= What you have to do =
Copy all lines below exactly as written. Leave pictures out.
------
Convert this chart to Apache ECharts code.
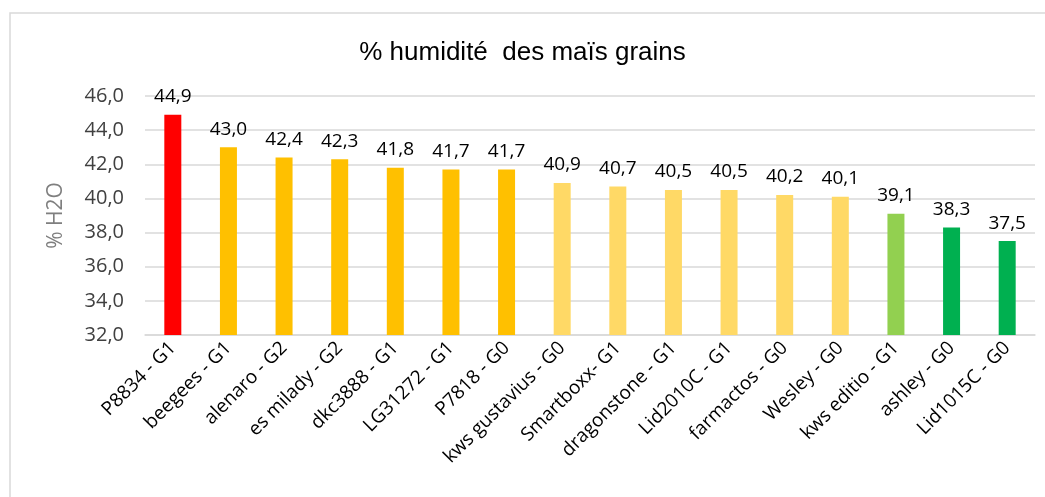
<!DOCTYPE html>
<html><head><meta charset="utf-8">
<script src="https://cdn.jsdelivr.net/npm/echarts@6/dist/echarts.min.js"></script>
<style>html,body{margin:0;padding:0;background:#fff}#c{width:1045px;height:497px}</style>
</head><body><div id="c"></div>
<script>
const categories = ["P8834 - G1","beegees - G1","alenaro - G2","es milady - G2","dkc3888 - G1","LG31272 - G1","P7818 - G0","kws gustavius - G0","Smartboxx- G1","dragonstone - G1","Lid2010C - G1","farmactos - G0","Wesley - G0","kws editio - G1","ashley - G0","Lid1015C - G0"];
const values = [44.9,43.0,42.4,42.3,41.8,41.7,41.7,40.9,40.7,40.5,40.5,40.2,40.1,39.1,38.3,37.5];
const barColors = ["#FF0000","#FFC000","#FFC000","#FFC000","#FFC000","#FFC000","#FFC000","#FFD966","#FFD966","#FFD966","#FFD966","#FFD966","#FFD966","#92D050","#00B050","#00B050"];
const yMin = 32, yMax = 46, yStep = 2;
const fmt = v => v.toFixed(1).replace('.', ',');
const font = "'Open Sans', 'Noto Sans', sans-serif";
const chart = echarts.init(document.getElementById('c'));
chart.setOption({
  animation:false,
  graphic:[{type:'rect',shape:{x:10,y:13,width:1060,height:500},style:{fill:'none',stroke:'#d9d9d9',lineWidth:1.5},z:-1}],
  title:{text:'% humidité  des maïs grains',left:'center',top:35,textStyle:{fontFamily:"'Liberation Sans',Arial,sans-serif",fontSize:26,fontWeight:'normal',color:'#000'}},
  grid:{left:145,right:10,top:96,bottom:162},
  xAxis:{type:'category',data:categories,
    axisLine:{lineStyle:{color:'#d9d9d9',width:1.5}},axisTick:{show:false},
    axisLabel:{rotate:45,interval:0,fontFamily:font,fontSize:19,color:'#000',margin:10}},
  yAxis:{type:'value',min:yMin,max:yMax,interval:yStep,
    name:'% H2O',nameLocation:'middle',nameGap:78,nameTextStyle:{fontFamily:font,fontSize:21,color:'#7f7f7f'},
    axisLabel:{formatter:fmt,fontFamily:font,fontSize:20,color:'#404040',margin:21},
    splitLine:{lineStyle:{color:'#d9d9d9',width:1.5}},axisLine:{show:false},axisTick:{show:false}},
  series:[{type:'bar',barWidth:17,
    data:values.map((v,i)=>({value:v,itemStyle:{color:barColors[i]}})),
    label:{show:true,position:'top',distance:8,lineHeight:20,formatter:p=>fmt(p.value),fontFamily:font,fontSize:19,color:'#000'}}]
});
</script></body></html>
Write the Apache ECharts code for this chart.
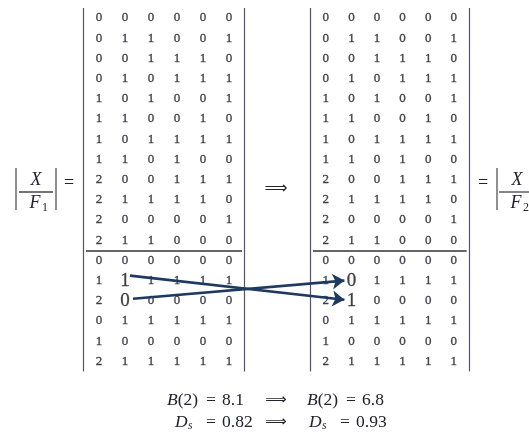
------
= Final answer =
Convert this chart to Apache ECharts code.
<!DOCTYPE html>
<html><head><meta charset="utf-8">
<script src="https://cdn.jsdelivr.net/npm/echarts@6/dist/echarts.min.js"></script>
<style>html,body{margin:0;padding:0;background:#fff}#c{width:1045px;height:497px}</style>
</head><body><div id="c"></div>
<script>
const categories = ["P8834 - G1","beegees - G1","alenaro - G2","es milady - G2","dkc3888 - G1","LG31272 - G1","P7818 - G0","kws gustavius - G0","Smartboxx- G1","dragonstone - G1","Lid2010C - G1","farmactos - G0","Wesley - G0","kws editio - G1","ashley - G0","Lid1015C - G0"];
const values = [44.9,43.0,42.4,42.3,41.8,41.7,41.7,40.9,40.7,40.5,40.5,40.2,40.1,39.1,38.3,37.5];
const barColors = ["#FF0000","#FFC000","#FFC000","#FFC000","#FFC000","#FFC000","#FFC000","#FFD966","#FFD966","#FFD966","#FFD966","#FFD966","#FFD966","#92D050","#00B050","#00B050"];
const yMin = 32, yMax = 46, yStep = 2;
const fmt = v => v.toFixed(1).replace('.', ',');
const font = "'Open Sans', 'Noto Sans', sans-serif";
const chart = echarts.init(document.getElementById('c'));
chart.setOption({
  animation:false,
  graphic:[{type:'rect',shape:{x:10,y:13,width:1060,height:500},style:{fill:'none',stroke:'#d9d9d9',lineWidth:1.5},z:-1}],
  title:{text:'% humidité  des maïs grains',left:'center',top:35,textStyle:{fontFamily:"'Liberation Sans',Arial,sans-serif",fontSize:26,fontWeight:'normal',color:'#000'}},
  grid:{left:145,right:10,top:96,bottom:162},
  xAxis:{type:'category',data:categories,
    axisLine:{lineStyle:{color:'#d9d9d9',width:1.5}},axisTick:{show:false},
    axisLabel:{rotate:45,interval:0,fontFamily:font,fontSize:19,color:'#000',margin:10}},
  yAxis:{type:'value',min:yMin,max:yMax,interval:yStep,
    name:'% H2O',nameLocation:'middle',nameGap:78,nameTextStyle:{fontFamily:font,fontSize:21,color:'#7f7f7f'},
    axisLabel:{formatter:fmt,fontFamily:font,fontSize:20,color:'#404040',margin:21},
    splitLine:{lineStyle:{color:'#d9d9d9',width:1.5}},axisLine:{show:false},axisTick:{show:false}},
  series:[{type:'bar',barWidth:17,
    data:values.map((v,i)=>({value:v,itemStyle:{color:barColors[i]}})),
    label:{show:true,position:'top',distance:8,lineHeight:20,formatter:p=>fmt(p.value),fontFamily:font,fontSize:19,color:'#000'}}]
});
</script></body></html>
Write the Apache ECharts code for this chart.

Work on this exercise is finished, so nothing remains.